Ok, now for the one that I believe everyone has a problem with, Crying Babies on a plane. I am reminded of that movie, Snakes on a Plane when I think of Crying Babies on a Plane. I am torn on this one, I really am. When I am in the presence of a Crying Baby, I like to look around at the people that are closest to see how they are handling it. It’s very interesting to watch. This is the top of the list of things passengers say that is a problem on planes, 24%.
There is the group of people who have headphones on and they just turn up whatever they are listening to, does this really work? Then there is another group who seems to be annoyed but not troubled by it, I find these tend to be people who are much older, probably because they have children and have been through this time and time again. Then there is the final group who are noticeably agitated, and many of them are middle aged, business travelers. These people are more like me they’re on that plane because they have to be. We are not always happy to be there and sadly find ourselves in that position quite a lot.

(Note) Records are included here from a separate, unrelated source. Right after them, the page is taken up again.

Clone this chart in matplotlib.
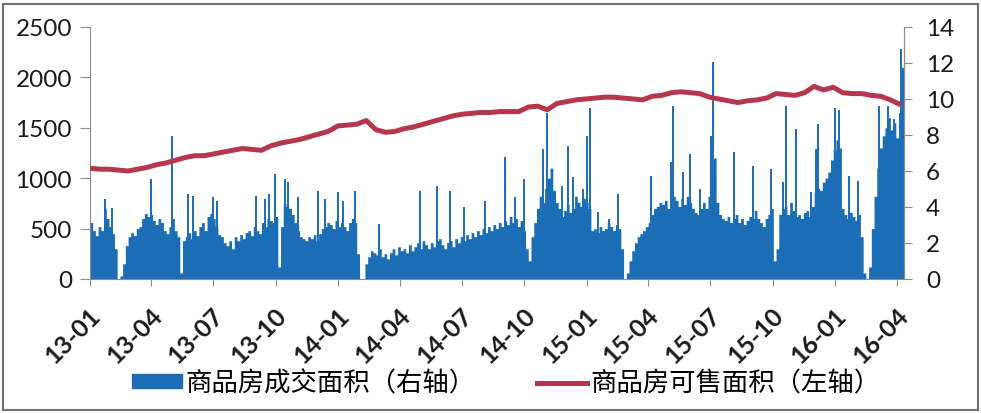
import numpy as np
import pandas as pd
import matplotlib
matplotlib.use("Agg")
import matplotlib.pyplot as plt
import matplotlib.dates as mdates
import matplotlib.transforms as mtransforms
from matplotlib.patches import Patch, Rectangle
from matplotlib.lines import Line2D

# daily transaction area, sampled every 4 days from 2013-01-01
deal_area = [
    560, 480, 430, 520, 480, 700, 600, 520, 450, 300,
    0, 30, 150, 330, 420, 460, 430, 500, 520, 600,
    650, 620, 640, 580, 540, 600, 560, 480, 450, 520,
    600, 480, 420, 60, 380, 420, 460, 400, 480, 430,
    520, 560, 480, 620, 650, 600, 520, 440, 420, 360,
    330, 380, 300, 420, 380, 440, 400, 460, 480, 430,
    520, 480, 450, 560, 520, 600, 580, 560, 620, 120,
    520, 750, 720, 700, 640, 560, 480, 420, 400, 380,
    420, 400, 440, 380, 450, 500, 520, 560, 540, 500,
    580, 520, 560, 520, 480, 560, 600, 560, 250, 0,
    0, 150, 220, 280, 260, 240, 300, 220, 250, 200,
    260, 300, 240, 320, 280, 300, 260, 340, 280, 320,
    360, 300, 380, 340, 300, 360, 320, 380, 400, 340,
    300, 360, 380, 320, 400, 360, 420, 380, 440, 400,
    460, 420, 480, 440, 500, 460, 520, 480, 540, 500,
    560, 520, 580, 540, 620, 560, 600, 520, 580, 480,
    300, 180, 420, 560, 700, 820, 760, 900, 1000, 1100,
    880, 760, 700, 620, 680, 740, 660, 700, 820, 760,
    720, 800, 760, 700, 480, 500, 460, 520, 480, 500,
    560, 520, 480, 540, 500, 300, 0, 60, 180, 280,
    360, 420, 450, 480, 520, 560, 640, 700, 720, 760,
    740, 780, 700, 760, 820, 780, 720, 800, 740, 820,
    760, 700, 660, 640, 700, 760, 700, 820, 1050, 1200,
    760, 640, 600, 580, 620, 560, 600, 640, 560, 600,
    540, 580, 620, 600, 680, 600, 560, 520, 600, 640,
    700, 180, 300, 640, 700, 720, 640, 760, 680, 620,
    640, 600, 660, 680, 620, 720, 860, 900, 880, 960,
    1000, 1060, 1180, 1280, 1380, 1300, 700, 640, 600, 660,
    620, 580, 640, 420, 60, 0, 120, 500, 820, 1100,
    1300, 1420, 1500, 1600, 1480, 1550, 1400, 1650, 2100,
]

# single-day peaks of transaction area
spike_dates = [
    "2013-01-23", "2013-02-02", "2013-03-31", "2013-05-02", "2013-05-25",
    "2013-06-01", "2013-07-01", "2013-07-06", "2013-09-02", "2013-09-15",
    "2013-09-21", "2013-09-30", "2013-10-15", "2013-10-19", "2013-11-03",
    "2013-12-02", "2013-12-13", "2014-01-01", "2014-01-08", "2014-01-26",
    "2014-03-01", "2014-05-01", "2014-05-26", "2014-06-14", "2014-07-04",
    "2014-08-05", "2014-09-03", "2014-09-17", "2014-10-01", "2014-10-29",
    "2014-11-04", "2014-11-26", "2014-12-05", "2014-12-12", "2014-12-26",
    "2015-01-02", "2015-01-05", "2015-01-18", "2015-02-02", "2015-02-16",
    "2015-04-05", "2015-05-04", "2015-05-07", "2015-05-23", "2015-06-02",
    "2015-06-17", "2015-07-02", "2015-07-06", "2015-08-05", "2015-09-02",
    "2015-09-29", "2015-10-16", "2015-10-20", "2015-11-04", "2015-11-26",
    "2015-12-03", "2015-12-06", "2015-12-31", "2016-01-07", "2016-01-21",
    "2016-02-04", "2016-03-06", "2016-03-18", "2016-03-27", "2016-04-06",
]
spike_vals = [
    790, 700, 990, 1420, 840,
    825, 810, 775, 825, 790,
    840, 1040, 990, 960, 810,
    875, 790, 860, 775, 875,
    545, 875, 925, 875, 710,
    775, 1210, 810, 990, 1290,
    1650, 925, 1320, 1010, 890,
    1420, 1700, 665, 595, 840,
    1020, 1160, 1720, 1060, 1240,
    890, 1420, 2150, 1260, 1120,
    1090, 960, 1720, 1490, 860,
    1290, 1540, 1700, 1680, 1020,
    970, 1720, 1720, 1590, 2280,
]

# saleable stock, every 14 days from 2013-01-01
stock_area = [
    6.15, 6.1, 6.1, 6.05, 6.0, 6.1, 6.2, 6.35, 6.45, 6.6,
    6.75, 6.85, 6.85, 6.95, 7.05, 7.15, 7.25, 7.2, 7.15, 7.4,
    7.55, 7.65, 7.75, 7.9, 8.05, 8.2, 8.5, 8.55, 8.6, 8.8,
    8.3, 8.15, 8.2, 8.35, 8.45, 8.6, 8.75, 8.9, 9.05, 9.15,
    9.2, 9.25, 9.25, 9.3, 9.3, 9.3, 9.55, 9.6, 9.4, 9.75,
    9.85, 9.95, 10.0, 10.05, 10.1, 10.1, 10.05, 10.0, 9.95, 10.15,
    10.2, 10.35, 10.4, 10.35, 10.3, 10.1, 10.0, 9.9, 9.8, 9.9,
    9.95, 10.05, 10.3, 10.25, 10.2, 10.35, 10.7, 10.5, 10.65, 10.35,
    10.3, 10.3, 10.2, 10.15, 9.95, 9.7,
]

BLUE = "#1B6DB5"
RED = "#B5374F"
GREY = "#8C8C8C"
cjk = ["Noto Sans CJK SC", "DejaVu Sans"]

deal_dates = pd.date_range("2013-01-01", periods=len(deal_area), freq="4D")
edges = deal_dates.append(pd.DatetimeIndex([deal_dates[-1] + pd.Timedelta(days=4)]))
stock_dates = pd.date_range("2013-01-01", periods=len(stock_area), freq="14D")

fig = plt.figure(figsize=(9.81, 4.14), dpi=100)
ax = fig.add_axes([0.0917, 0.3237, 0.8298, 0.6087])
ax2 = ax.twinx()

ax.fill_between(edges, deal_area + [deal_area[-1]], step="post", color=BLUE, lw=0)
ax.vlines(pd.to_datetime(spike_dates), 0, spike_vals, color=BLUE, lw=1.4)
ax2.plot(stock_dates, stock_area, color=RED, lw=3.6, solid_capstyle="round")

ax.set_xlim(pd.Timestamp("2013-01-01"), pd.Timestamp("2016-04-11"))
ax.set_ylim(0, 2500)
ax.set_yticks(np.arange(0, 2501, 500))
ax2.set_ylim(0, 14)
ax2.set_yticks(np.arange(0, 15, 2))

ax.xaxis.set_major_locator(mdates.MonthLocator(bymonth=[1, 4, 7, 10]))
ax.xaxis.set_major_formatter(mdates.DateFormatter("%y-%m"))

for a in (ax, ax2):
    a.spines["top"].set_visible(False)
    for s in ("left", "right", "bottom"):
        a.spines[s].set_color(GREY)
ax2.spines["left"].set_visible(False)
ax2.spines["bottom"].set_visible(False)

ax.tick_params(axis="y", direction="out", length=7, pad=6, color=GREY,
               labelsize=17.5, labelcolor="#1a1a1a")
ax.tick_params(axis="x", direction="out", length=5, pad=18, color=GREY,
               labelsize=18, labelcolor="#1a1a1a")
ax2.tick_params(axis="y", direction="out", length=6, pad=10, color=GREY,
                labelsize=17.5, labelcolor="#1a1a1a")

# shift the rotated date labels a little to the right of their ticks
shift = mtransforms.ScaledTranslation(7 / 100, 0, fig.dpi_scale_trans)
for lab in ax.get_xticklabels():
    lab.set_rotation(45)
    lab.set_ha("right")
    lab.set_va("center")
    lab.set_rotation_mode("anchor")
    lab.set_fontweight("bold")
    lab.set_transform(lab.get_transform() + shift)
for lab in ax.get_yticklabels() + ax2.get_yticklabels() + ax.get_xticklabels():
    lab.set_family("Lato")

handles = [
    Patch(color=BLUE),
    Line2D([0], [0], color=RED, lw=3.6),
]
labels = ["商品房成交面积（右轴）", "商品房可售面积（左轴）"]
fig.legend(handles, labels, loc="center", bbox_to_anchor=(0.516, 0.072), ncol=2,
           frameon=False, prop={"family": cjk, "size": 19},
           handlelength=1.9, handleheight=0.42, handletextpad=0.12,
           columnspacing=2.35)

fig.patches.append(Rectangle((0.003, 0.0072), 0.9939, 0.9807, transform=fig.transFigure,
                             fill=False, ec="#707070", lw=1.5))

fig.savefig("out.png", dpi=100)
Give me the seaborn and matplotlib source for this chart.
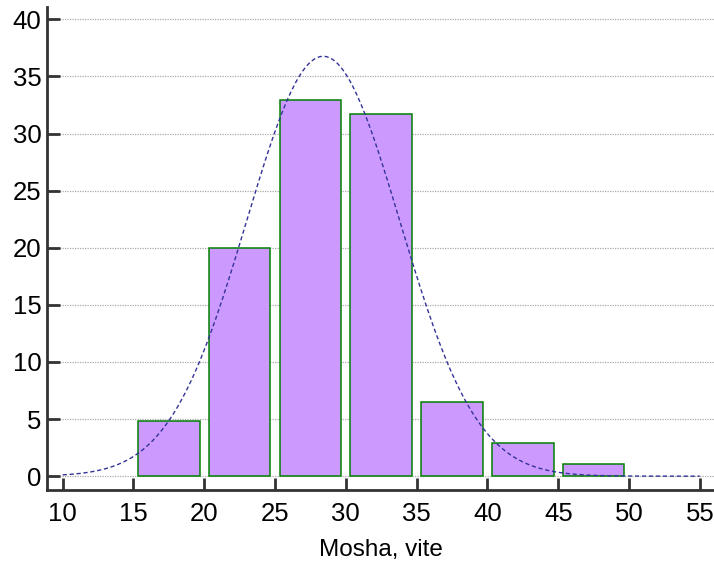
import numpy as np
import pandas as pd
import matplotlib
matplotlib.use("Agg")
import matplotlib.pyplot as plt
import seaborn as sns

# Dati: istogramma dell'eta (percentuali per classe di 5 anni)
bin_edges = [15, 20, 25, 30, 35, 40, 45, 50]
percentuali = [4.8, 20.0, 32.9, 31.7, 6.5, 2.9, 1.1]
x_ticks = [10, 15, 20, 25, 30, 35, 40, 45, 50, 55]
y_ticks = [0, 5, 10, 15, 20, 25, 30, 35, 40]

# curva normale adattata (media e deviazione standard)
media = 28.4
dev_std = 5.42

sns.set_style("white")
plt.rcParams['font.family'] = ['Liberation Sans', 'DejaVu Sans']
plt.rcParams['text.color'] = 'black'
plt.rcParams['axes.labelcolor'] = 'black'

centri = [(a + b) / 2 for a, b in zip(bin_edges[:-1], bin_edges[1:])]
df = pd.DataFrame({"eta": centri, "perc": percentuali})

fig = plt.figure(figsize=(7.14, 5.67), dpi=100)
ax = fig.add_axes([0.066, 0.136, 0.934, 0.852])

for y in y_ticks:
    ax.axhline(y, color="#aaaaaa", linestyle=(0, (1, 1)), linewidth=0.9, zorder=0)

sns.histplot(data=df, x="eta", weights="perc", bins=bin_edges, shrink=0.87,
             color="#cc99ff", edgecolor="#008000", linewidth=1.1, alpha=1,
             ax=ax, zorder=2)

xs = np.linspace(10, 55, 300)
passo = bin_edges[1] - bin_edges[0]
ys = sum(percentuali) * passo / (dev_std * np.sqrt(2 * np.pi)) * np.exp(-0.5 * ((xs - media) / dev_std) ** 2)
sns.lineplot(x=xs, y=ys, color="#333399", linestyle=(0, (3, 2)), linewidth=1.0, ax=ax, zorder=3)

ax.set_xlim(8.9, 56.0)
ax.set_ylim(-1.2, 41.1)
ax.set_xticks(x_ticks)
ax.set_yticks(y_ticks)
ax.tick_params(bottom=True, left=True, direction="in", length=9, width=2,
               color="#333333", labelcolor="black", labelsize=18.5)
ax.tick_params(axis="x", pad=9)
ax.tick_params(axis="y", pad=4)
for s in ["top", "right"]:
    ax.spines[s].set_visible(False)
for s in ["left", "bottom"]:
    ax.spines[s].set_color("#333333")
    ax.spines[s].set_linewidth(2)
ax.set_xlabel("Mosha, vite", fontsize=17.5, labelpad=9)
ax.set_ylabel("")

fig.savefig("out.png", dpi=100)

We are annoyed that someone has allowed a Crying Baby on OUR plane. Thats right I said it, OUR plane.
And this is my point, because people like me fly so often we take for granted that it’s a public space, that it’s not OURS to do as we wish. So, we tend to be easily annoyed by things that we believe are unacceptable to us on OUR plane.
There has been lots of grumbling about Babies on planes, some airlines are looking at family sections on a plane, what do you think about this approach, good or bad? Would some people think it’s discriminatory? Would you have to pay more or less to be in this section? How far away does a Crying Baby have to be from your seat to make it tolerable? Will it have a Plastic Ball Bin and Slide to play on in this section?
|My Greatest fear after the Jump|
In my younger days, I was easily annoyed by Crying Babies and would be noticeably agitated even going so far as to say something to the parent. At times I wanted to jump out of the plane. As I have matured I have settled down a bit, maybe because I can remember what it was like traveling with a Crying Baby. I can remember people staring at me with contempt and dislike. A Crying Baby is a person, and for all you do as a parent, your not likely to quiet the child if the child doesn’t want to be quiet. As a parent, if your child is crying and you can’t stop it, then acknowledge it. I mean confront the passengers around you right away and say, I am sorry, I will do my best to quiet my child, however it may not always work. Look them in the eye and say, please be patient I am trying. This will do much to keep your fellow passengers from shooting those glaring looks your way.
I know a lot of adults who hate to fly, imagine how a baby might feel about flying. There is no easy answer to this issue only through the show of patience, understanding and empathy for the parents will everyone get through the flight. If all else fails, it might be possible to just move to another seat.